• **THE TASK**
Leave out the pictures and copy everything else below exactly.

======== DATASET CONTENT ========

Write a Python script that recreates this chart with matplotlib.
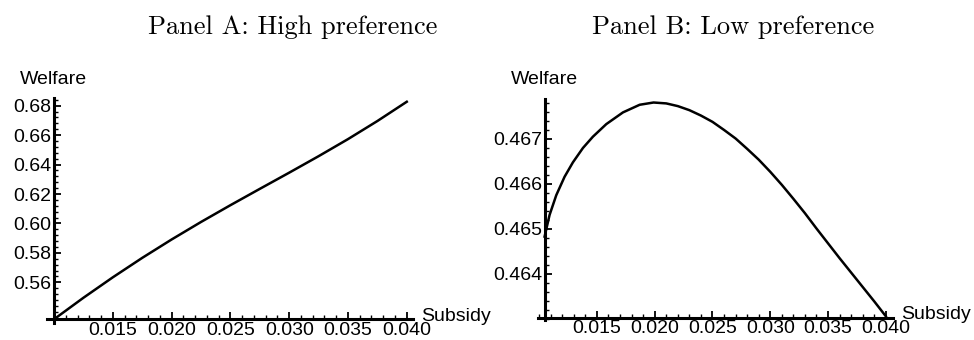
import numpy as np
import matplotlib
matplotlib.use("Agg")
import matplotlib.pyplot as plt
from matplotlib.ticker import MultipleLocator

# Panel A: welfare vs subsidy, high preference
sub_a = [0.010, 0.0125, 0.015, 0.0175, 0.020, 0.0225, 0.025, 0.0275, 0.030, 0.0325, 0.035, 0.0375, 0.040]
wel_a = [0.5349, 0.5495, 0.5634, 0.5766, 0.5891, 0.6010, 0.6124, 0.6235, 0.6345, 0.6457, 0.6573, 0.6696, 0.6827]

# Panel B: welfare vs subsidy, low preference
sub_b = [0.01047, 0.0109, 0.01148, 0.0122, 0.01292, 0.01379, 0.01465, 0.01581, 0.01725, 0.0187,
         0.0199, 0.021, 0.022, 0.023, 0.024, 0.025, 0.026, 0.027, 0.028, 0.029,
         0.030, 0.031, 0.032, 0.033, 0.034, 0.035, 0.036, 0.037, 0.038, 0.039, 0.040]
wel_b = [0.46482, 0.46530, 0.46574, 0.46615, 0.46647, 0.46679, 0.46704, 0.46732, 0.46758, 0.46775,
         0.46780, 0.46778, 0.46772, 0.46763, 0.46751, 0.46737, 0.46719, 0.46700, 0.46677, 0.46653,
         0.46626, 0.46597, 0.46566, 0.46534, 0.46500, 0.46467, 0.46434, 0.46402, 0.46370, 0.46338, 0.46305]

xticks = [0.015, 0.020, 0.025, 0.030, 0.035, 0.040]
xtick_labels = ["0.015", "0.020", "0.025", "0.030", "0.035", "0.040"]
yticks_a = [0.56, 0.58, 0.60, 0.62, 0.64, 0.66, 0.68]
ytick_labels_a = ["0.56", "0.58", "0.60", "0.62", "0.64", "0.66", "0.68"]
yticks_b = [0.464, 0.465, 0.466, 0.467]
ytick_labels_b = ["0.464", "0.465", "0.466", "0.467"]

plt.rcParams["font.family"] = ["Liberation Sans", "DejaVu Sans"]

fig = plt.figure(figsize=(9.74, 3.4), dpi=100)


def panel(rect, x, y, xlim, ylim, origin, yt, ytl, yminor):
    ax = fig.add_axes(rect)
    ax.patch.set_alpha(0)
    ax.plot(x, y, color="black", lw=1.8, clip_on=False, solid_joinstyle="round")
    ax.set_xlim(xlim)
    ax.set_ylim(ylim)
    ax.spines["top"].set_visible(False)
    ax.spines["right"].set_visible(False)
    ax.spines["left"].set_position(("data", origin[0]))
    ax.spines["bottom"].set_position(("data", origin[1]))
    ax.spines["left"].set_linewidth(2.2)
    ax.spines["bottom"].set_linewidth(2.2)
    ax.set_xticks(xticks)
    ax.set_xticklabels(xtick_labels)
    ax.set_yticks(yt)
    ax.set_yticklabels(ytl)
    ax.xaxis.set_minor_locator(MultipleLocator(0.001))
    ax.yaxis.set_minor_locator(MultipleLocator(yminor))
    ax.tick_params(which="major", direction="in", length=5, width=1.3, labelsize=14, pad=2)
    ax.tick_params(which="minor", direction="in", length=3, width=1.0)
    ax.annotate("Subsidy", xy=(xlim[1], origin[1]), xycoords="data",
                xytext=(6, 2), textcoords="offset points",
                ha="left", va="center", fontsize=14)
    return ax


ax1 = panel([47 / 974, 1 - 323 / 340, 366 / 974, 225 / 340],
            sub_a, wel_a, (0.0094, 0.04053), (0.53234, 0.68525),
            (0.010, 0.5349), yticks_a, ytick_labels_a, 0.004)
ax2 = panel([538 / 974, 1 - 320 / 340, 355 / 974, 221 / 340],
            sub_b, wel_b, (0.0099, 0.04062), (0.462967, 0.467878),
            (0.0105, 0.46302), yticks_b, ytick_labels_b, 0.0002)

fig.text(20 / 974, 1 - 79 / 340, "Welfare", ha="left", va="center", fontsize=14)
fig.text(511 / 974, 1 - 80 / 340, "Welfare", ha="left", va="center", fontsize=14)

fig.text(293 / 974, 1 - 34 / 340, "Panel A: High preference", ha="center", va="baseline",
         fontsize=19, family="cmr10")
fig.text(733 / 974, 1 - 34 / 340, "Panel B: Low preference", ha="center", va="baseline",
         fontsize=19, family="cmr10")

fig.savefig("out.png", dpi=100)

========

• **WRITTEN ANSWER**
Write a Python script that recreates this chart with matplotlib.
import numpy as np
import matplotlib
matplotlib.use("Agg")
import matplotlib.pyplot as plt
from matplotlib.ticker import MultipleLocator

# Panel A: welfare vs subsidy, high preference
sub_a = [0.010, 0.0125, 0.015, 0.0175, 0.020, 0.0225, 0.025, 0.0275, 0.030, 0.0325, 0.035, 0.0375, 0.040]
wel_a = [0.5349, 0.5495, 0.5634, 0.5766, 0.5891, 0.6010, 0.6124, 0.6235, 0.6345, 0.6457, 0.6573, 0.6696, 0.6827]

# Panel B: welfare vs subsidy, low preference
sub_b = [0.01047, 0.0109, 0.01148, 0.0122, 0.01292, 0.01379, 0.01465, 0.01581, 0.01725, 0.0187,
         0.0199, 0.021, 0.022, 0.023, 0.024, 0.025, 0.026, 0.027, 0.028, 0.029,
         0.030, 0.031, 0.032, 0.033, 0.034, 0.035, 0.036, 0.037, 0.038, 0.039, 0.040]
wel_b = [0.46482, 0.46530, 0.46574, 0.46615, 0.46647, 0.46679, 0.46704, 0.46732, 0.46758, 0.46775,
         0.46780, 0.46778, 0.46772, 0.46763, 0.46751, 0.46737, 0.46719, 0.46700, 0.46677, 0.46653,
         0.46626, 0.46597, 0.46566, 0.46534, 0.46500, 0.46467, 0.46434, 0.46402, 0.46370, 0.46338, 0.46305]

xticks = [0.015, 0.020, 0.025, 0.030, 0.035, 0.040]
xtick_labels = ["0.015", "0.020", "0.025", "0.030", "0.035", "0.040"]
yticks_a = [0.56, 0.58, 0.60, 0.62, 0.64, 0.66, 0.68]
ytick_labels_a = ["0.56", "0.58", "0.60", "0.62", "0.64", "0.66", "0.68"]
yticks_b = [0.464, 0.465, 0.466, 0.467]
ytick_labels_b = ["0.464", "0.465", "0.466", "0.467"]

plt.rcParams["font.family"] = ["Liberation Sans", "DejaVu Sans"]

fig = plt.figure(figsize=(9.74, 3.4), dpi=100)


def panel(rect, x, y, xlim, ylim, origin, yt, ytl, yminor):
    ax = fig.add_axes(rect)
    ax.patch.set_alpha(0)
    ax.plot(x, y, color="black", lw=1.8, clip_on=False, solid_joinstyle="round")
    ax.set_xlim(xlim)
    ax.set_ylim(ylim)
    ax.spines["top"].set_visible(False)
    ax.spines["right"].set_visible(False)
    ax.spines["left"].set_position(("data", origin[0]))
    ax.spines["bottom"].set_position(("data", origin[1]))
    ax.spines["left"].set_linewidth(2.2)
    ax.spines["bottom"].set_linewidth(2.2)
    ax.set_xticks(xticks)
    ax.set_xticklabels(xtick_labels)
    ax.set_yticks(yt)
    ax.set_yticklabels(ytl)
    ax.xaxis.set_minor_locator(MultipleLocator(0.001))
    ax.yaxis.set_minor_locator(MultipleLocator(yminor))
    ax.tick_params(which="major", direction="in", length=5, width=1.3, labelsize=14, pad=2)
    ax.tick_params(which="minor", direction="in", length=3, width=1.0)
    ax.annotate("Subsidy", xy=(xlim[1], origin[1]), xycoords="data",
                xytext=(6, 2), textcoords="offset points",
                ha="left", va="center", fontsize=14)
    return ax


ax1 = panel([47 / 974, 1 - 323 / 340, 366 / 974, 225 / 340],
            sub_a, wel_a, (0.0094, 0.04053), (0.53234, 0.68525),
            (0.010, 0.5349), yticks_a, ytick_labels_a, 0.004)
ax2 = panel([538 / 974, 1 - 320 / 340, 355 / 974, 221 / 340],
            sub_b, wel_b, (0.0099, 0.04062), (0.462967, 0.467878),
            (0.0105, 0.46302), yticks_b, ytick_labels_b, 0.0002)

fig.text(20 / 974, 1 - 79 / 340, "Welfare", ha="left", va="center", fontsize=14)
fig.text(511 / 974, 1 - 80 / 340, "Welfare", ha="left", va="center", fontsize=14)

fig.text(293 / 974, 1 - 34 / 340, "Panel A: High preference", ha="center", va="baseline",
         fontsize=19, family="cmr10")
fig.text(733 / 974, 1 - 34 / 340, "Panel B: Low preference", ha="center", va="baseline",
         fontsize=19, family="cmr10")

fig.savefig("out.png", dpi=100)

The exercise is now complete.